#### Provided material
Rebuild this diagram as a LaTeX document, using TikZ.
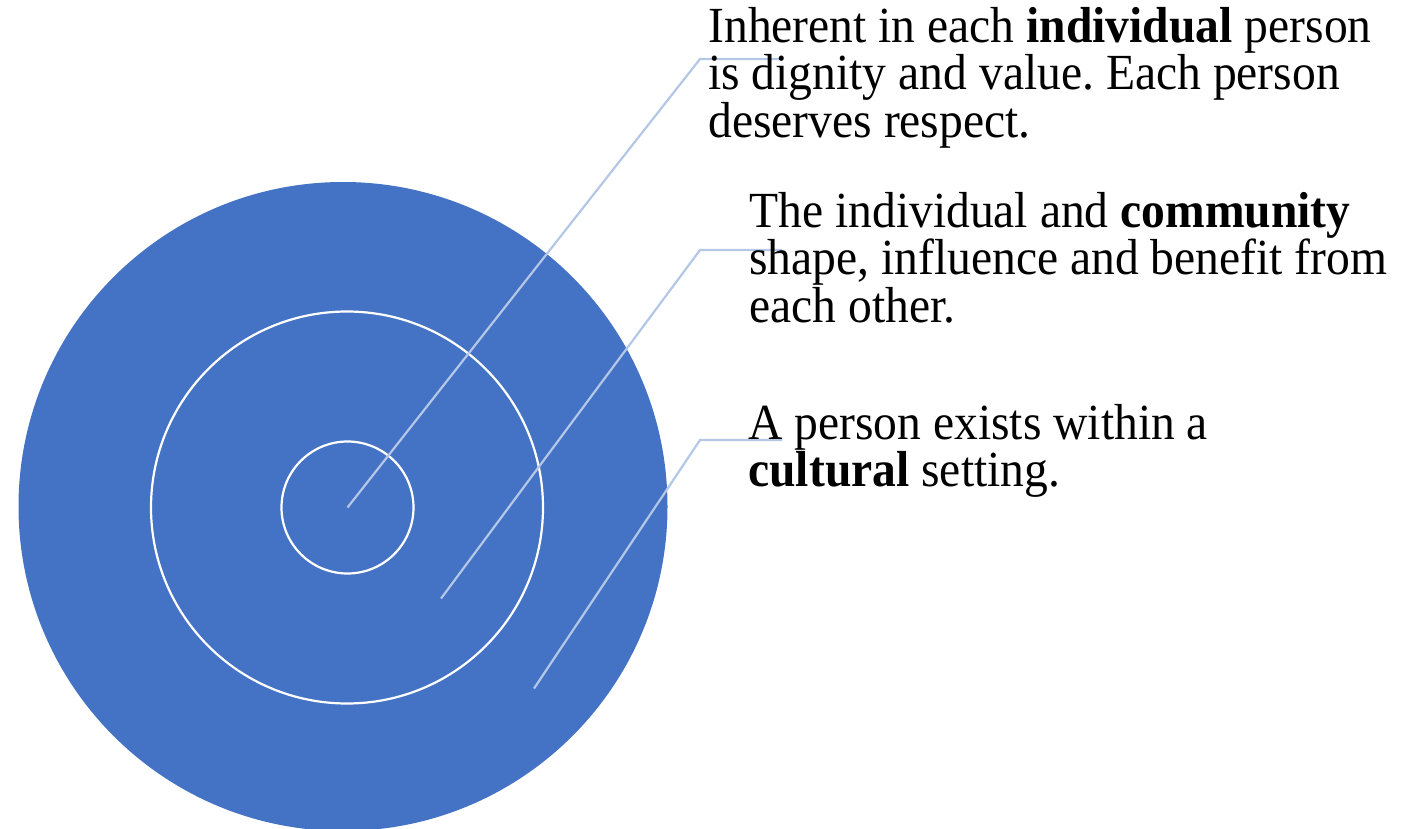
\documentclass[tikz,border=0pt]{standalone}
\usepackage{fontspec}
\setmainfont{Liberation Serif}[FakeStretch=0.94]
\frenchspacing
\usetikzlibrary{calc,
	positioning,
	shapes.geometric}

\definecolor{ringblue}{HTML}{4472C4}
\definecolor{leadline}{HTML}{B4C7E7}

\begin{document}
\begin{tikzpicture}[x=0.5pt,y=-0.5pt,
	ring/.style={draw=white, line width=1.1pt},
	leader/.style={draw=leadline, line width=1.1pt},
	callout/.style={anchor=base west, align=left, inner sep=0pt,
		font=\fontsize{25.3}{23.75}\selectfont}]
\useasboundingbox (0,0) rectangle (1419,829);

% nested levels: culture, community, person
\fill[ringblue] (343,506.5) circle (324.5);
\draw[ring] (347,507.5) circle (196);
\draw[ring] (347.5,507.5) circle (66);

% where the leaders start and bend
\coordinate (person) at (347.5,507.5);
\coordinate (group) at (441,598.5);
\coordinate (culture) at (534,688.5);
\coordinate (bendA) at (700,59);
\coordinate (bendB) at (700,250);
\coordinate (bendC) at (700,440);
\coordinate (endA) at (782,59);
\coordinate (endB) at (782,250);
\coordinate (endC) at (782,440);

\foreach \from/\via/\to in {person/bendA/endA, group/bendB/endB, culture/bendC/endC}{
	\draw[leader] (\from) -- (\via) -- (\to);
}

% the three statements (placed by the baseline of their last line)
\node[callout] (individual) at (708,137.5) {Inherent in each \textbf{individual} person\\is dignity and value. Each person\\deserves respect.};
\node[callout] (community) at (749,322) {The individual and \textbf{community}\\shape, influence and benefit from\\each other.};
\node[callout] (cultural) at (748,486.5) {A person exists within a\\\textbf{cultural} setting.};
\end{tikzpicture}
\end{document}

#### What you should do
Print out the whole of the material word for word, without pictures.

#### The output
Rebuild this diagram as a LaTeX document, using TikZ.
\documentclass[tikz,border=0pt]{standalone}
\usepackage{fontspec}
\setmainfont{Liberation Serif}[FakeStretch=0.94]
\frenchspacing
\usetikzlibrary{calc,
	positioning,
	shapes.geometric}

\definecolor{ringblue}{HTML}{4472C4}
\definecolor{leadline}{HTML}{B4C7E7}

\begin{document}
\begin{tikzpicture}[x=0.5pt,y=-0.5pt,
	ring/.style={draw=white, line width=1.1pt},
	leader/.style={draw=leadline, line width=1.1pt},
	callout/.style={anchor=base west, align=left, inner sep=0pt,
		font=\fontsize{25.3}{23.75}\selectfont}]
\useasboundingbox (0,0) rectangle (1419,829);

% nested levels: culture, community, person
\fill[ringblue] (343,506.5) circle (324.5);
\draw[ring] (347,507.5) circle (196);
\draw[ring] (347.5,507.5) circle (66);

% where the leaders start and bend
\coordinate (person) at (347.5,507.5);
\coordinate (group) at (441,598.5);
\coordinate (culture) at (534,688.5);
\coordinate (bendA) at (700,59);
\coordinate (bendB) at (700,250);
\coordinate (bendC) at (700,440);
\coordinate (endA) at (782,59);
\coordinate (endB) at (782,250);
\coordinate (endC) at (782,440);

\foreach \from/\via/\to in {person/bendA/endA, group/bendB/endB, culture/bendC/endC}{
	\draw[leader] (\from) -- (\via) -- (\to);
}

% the three statements (placed by the baseline of their last line)
\node[callout] (individual) at (708,137.5) {Inherent in each \textbf{individual} person\\is dignity and value. Each person\\deserves respect.};
\node[callout] (community) at (749,322) {The individual and \textbf{community}\\shape, influence and benefit from\\each other.};
\node[callout] (cultural) at (748,486.5) {A person exists within a\\\textbf{cultural} setting.};
\end{tikzpicture}
\end{document}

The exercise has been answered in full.